"freeze" some variables/scopes in tensorflow: stop_gradient vs passing variables to minimize
I am trying to implement Adversarial NN, which requires to 'freeze' one or the other part of the graph during alternating training minibatches. I.e. there two sub-networks: G and D.
G( Z ) -> Xz
D( X ) -> Y
where loss function of G
depends on D[G(Z)], D[X]
.
First I need to train parameters in D with all G parameters fixed, and then parameters in G with parameters in D fixed. Loss function in first case will be negative loss function in the second case and the update will have to apply to the parameters of whether first or second subnetwork.

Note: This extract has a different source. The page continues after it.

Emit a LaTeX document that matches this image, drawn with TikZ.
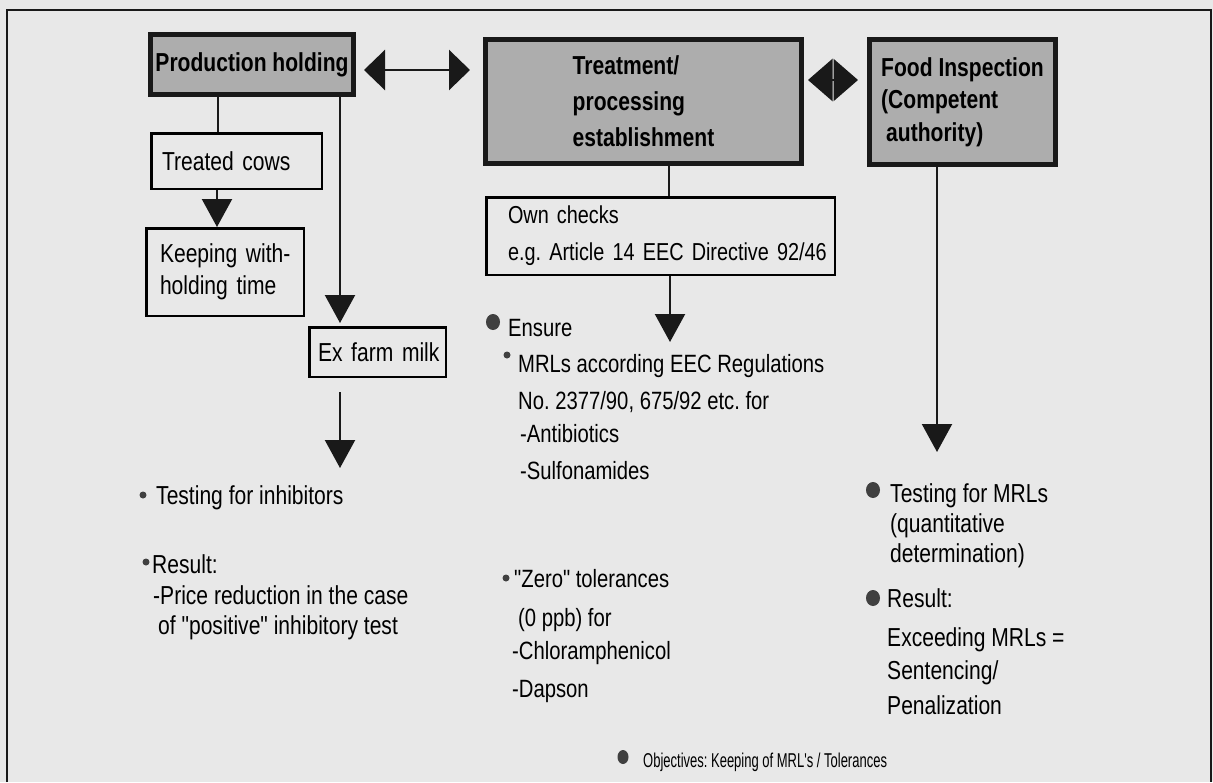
\documentclass[tikz,border=0pt]{standalone}
\usepackage{fontspec}
\newfontfamily\nf[FakeStretch=0.81,Ligatures=TeXOff]{Liberation Sans}
\newfontfamily\smf[FakeStretch=0.65,Ligatures=TeXOff]{Liberation Sans}
\usetikzlibrary{arrows.meta}
\frenchspacing
\begin{document}
\begin{tikzpicture}[x=1pt,y=-1pt,
  hbox/.style={draw=black!90, line width=5pt, fill=black!32, font={\nf\bfseries\fontsize{26}{36}\selectfont}, align=left, inner sep=0pt},
  wbox/.style={draw=black, line width=2.5pt, align=left, inner ysep=0pt, font={\nf\fontsize{26}{32}\selectfont}},
  txt/.style={anchor=base west, inner sep=0pt, font={\nf\fontsize{26}{30}\selectfont}},
  ctxt/.style={txt, font={\nf\fontsize{25}{30}\selectfont}},
  conn/.style={line width=2.2pt, draw=black!90},
  arr/.style={conn, -{Triangle[length=28pt,width=30pt]}, fill=black!85},
  dbl/.style={line width=2.5pt, draw=black!90, fill=black!85, {Triangle[length=21pt,width=40pt]}-{Triangle[length=21pt,width=40pt]}},
  dblb/.style={line width=2.5pt, draw=black!90, fill=black!85, {Triangle[length=24.5pt,width=42pt]}-{Triangle[length=24.5pt,width=42pt]}},
  bul/.style={fill=black!75},
]
\useasboundingbox (0,0) rectangle (1213,782);
\fill[black!9] (0,0) rectangle (1213,782);
\draw[line width=2pt, black!90] (7,782) -- (7,10) -- (1211,10) -- (1211,782);

% heading boxes
\node[hbox, minimum width=203pt, minimum height=60pt] (ph) at (252,64.5) {Production holding};
\node[hbox, minimum width=316pt, minimum height=124pt] (tr) at (643.5,101.5) {Treatment/\\processing\\establishment};
\node[hbox, minimum width=186pt, minimum height=125pt, font={\nf\bfseries\fontsize{26}{32.5}\selectfont}] (fi) at (962.5,102) {Food Inspection\\(Competent\\\hspace*{5pt}authority)};

% white boxes
\node[wbox, text width=149pt, inner xsep=10.75pt, minimum height=55.5pt] (tc) at (236.5,161) {\mbox{Treated cows}};
\node[wbox, text width=130pt, inner xsep=13.75pt, minimum height=87.5pt] (kw) at (225,272) {\mbox{Keeping with-}\\\mbox{holding time}};
\node[wbox, text width=119pt, inner xsep=8.75pt, minimum height=49.5pt] (em) at (377.5,352) {\mbox{Ex farm milk}};
\node[wbox, text width=305pt, inner xsep=21.75pt, minimum height=77.5pt, font={\nf\fontsize{24.5}{37}\selectfont}] (oc) at (660.5,236) {Own checks\\\mbox{e.g. Article 14 EEC Directive 92/46}};

% double arrows
\draw[dbl, shorten <=8pt, shorten >=13pt] ([yshift=-5.5pt]ph.east) -- ([yshift=-5.5pt]ph.east -| tr.west);
\draw[dblb, shorten <=4pt, shorten >=9pt] ([yshift=21.5pt]tr.east) -- ([yshift=21.5pt]tr.east -| fi.west);

% connectors
\coordinate (tin) at (340,468);
\coordinate (ens) at (670,342);
\coordinate (fmr) at (937,452);
\draw[conn] (ph.south -| 218,0) -- (tc.north -| 218,0);
\draw[arr] (tc.south -| 217,0) -- (kw.north -| 217,0);
\draw[arr, shorten >=3pt] (ph.south -| 340,0) -- (em.north -| 340,0);
\draw[arr, shorten <=14pt] (em.south -| tin) -- (tin);
\draw[conn] (tr.south -| 669,0) -- (oc.north -| 669,0);
\draw[arr] (oc.south -| ens) -- (ens);
\draw[arr] (fi.south -| fmr) -- (fmr);

% left column
\fill[bul] (143,495) circle (3.5);
\node[txt] (l1) at (156,504.3) {Testing for inhibitors};
\fill[bul] (146,562) circle (3.5);
\node[txt] (l2) at (152,573.3) {Result:};
\node[txt] (l3) at (153,604.3) {-Price reduction in the case};
\node[txt] (l4) at (158,634.3) {of "positive" inhibitory test};

% centre column
\fill[bul] (493,322) ellipse (7 and 8);
\node[ctxt] (c1) at (508,336) {Ensure};
\fill[bul] (507,355) circle (3.5);
\node[ctxt] (c2) at (518,372) {MRLs according EEC Regulations};
\node[ctxt] (c3) at (518,409) {No. 2377/90, 675/92 etc. for};
\node[ctxt] (c4) at (520,442) {-Antibiotics};
\node[ctxt] (c5) at (520,479) {-Sulfonamides};
\fill[bul] (506,578) circle (3.5);
\node[ctxt] (c6) at (514,587) {"Zero" tolerances};
\node[ctxt] (c7) at (518,626) {(0 ppb) for};
\node[ctxt] (c8) at (512,659) {-Chloramphenicol};
\node[ctxt] (c9) at (512,697) {-Dapson};

% right column
\fill[bul] (873,490) ellipse (7 and 8);
\node[txt] (r1) at (890,502.3) {Testing for MRLs};
\node[txt] (r2) at (890,532.3) {(quantitative};
\node[txt] (r3) at (890,562.3) {determination)};
\fill[bul] (873,598) ellipse (7 and 8);
\node[txt] (r4) at (887,607.3) {Result:};
\node[txt] (r5) at (887,646.3) {Exceeding MRLs =};
\node[txt] (r6) at (887,679.3) {Sentencing/};
\node[txt] (r7) at (887,714.3) {Penalization};

% bottom line
\fill[bul] (623,757) ellipse (5.5 and 7);
\node[anchor=base west, inner sep=0pt, font={\smf\fontsize{20}{24}\selectfont}] (ob) at (643,767.2) {Objectives: Keeping of MRL's / Tolerances};
\end{tikzpicture}
\end{document}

I saw that tensorflow has tf.stop_gradient
function. For purpose of training the D (downstream) subnetwork I can use this function to block the gradient flow to
Z -> [ G ] -> tf.stop_gradient(Xz) -> [ D ] -> Y
The tf.stop_gradient
is very succinctly annotated with no in-line example (and example seq2seq.py
is too long and not that easy to read), but looks like it must be called during the graph creation. Does it imply that if I want to block/unblock gradient flow in alternating batches, I need to re-create and re-initialize the graph model?
Also it seems that one cannot block the gradient flowing through the G (upstream) network by means of tf.stop_gradient
, right?
As an alternative I saw that one can pass the list of variables to the optimizer call as opt_op = opt.minimize(cost, <list of variables>)
, which would be an easy solution if one could get all variables in the scopes of each subnetwork. Can one get a <list of variables>
for a tf.scope?
Solution 1:
The easiest way to achieve this, as you mention in your question, is to create two optimizer operations using separate calls to opt.minimize(cost, ...)
. By default, the optimizer will use all of the variables in tf.trainable_variables()
. If you want to filter the variables to a particular scope, you can use the optional scope
argument to tf.get_collection()
as follows:
optimizer = tf.train.AdagradOptimzer(0.01)
first_train_vars = tf.get_collection(tf.GraphKeys.TRAINABLE_VARIABLES,
"scope/prefix/for/first/vars")
first_train_op = optimizer.minimize(cost, var_list=first_train_vars)
second_train_vars = tf.get_collection(tf.GraphKeys.TRAINABLE_VARIABLES,
"scope/prefix/for/second/vars")
second_train_op = optimizer.minimize(cost, var_list=second_train_vars)
Solution 2:
@mrry's answer is completely right and perhaps more general than what I'm about to suggest. But I think a simpler way to accomplish it is to just pass the python reference directly to var_list
:
W = tf.Variable(...)
C = tf.Variable(...)
Y_est = tf.matmul(W,C)
loss = tf.reduce_sum((data-Y_est)**2)
optimizer = tf.train.AdamOptimizer(0.001)
# You can pass the python object directly
train_W = optimizer.minimize(loss, var_list=[W])
train_C = optimizer.minimize(loss, var_list=[C])
I have a self-contained example here: https://gist.github.com/ahwillia/8cedc710352eb919b684d8848bc2df3a
Solution 3:
Another option you might want to consider is you can set trainable=False on a variable. Which means it will not be modified by training.
tf.Variable(my_weights, trainable=False)
Solution 4:
I don't know if my approach has down sides, but I solved this issue for myself with this construct:
do_gradient = <Tensor that evaluates to 0 or 1>
no_gradient = 1 - do_gradient
wrapped_op = do_gradient * original + no_gradient * tf.stop_gradient(original)
So if do_gradient = 1
, the values and gradients will flow through just fine, but if do_gradient = 0
, then the values will only flow through the stop_gradient op, which will stop the gradients flowing back.
For my scenario, hooking do_gradient up to an index of a random_shuffle tensor let me randomly train different pieces of my network.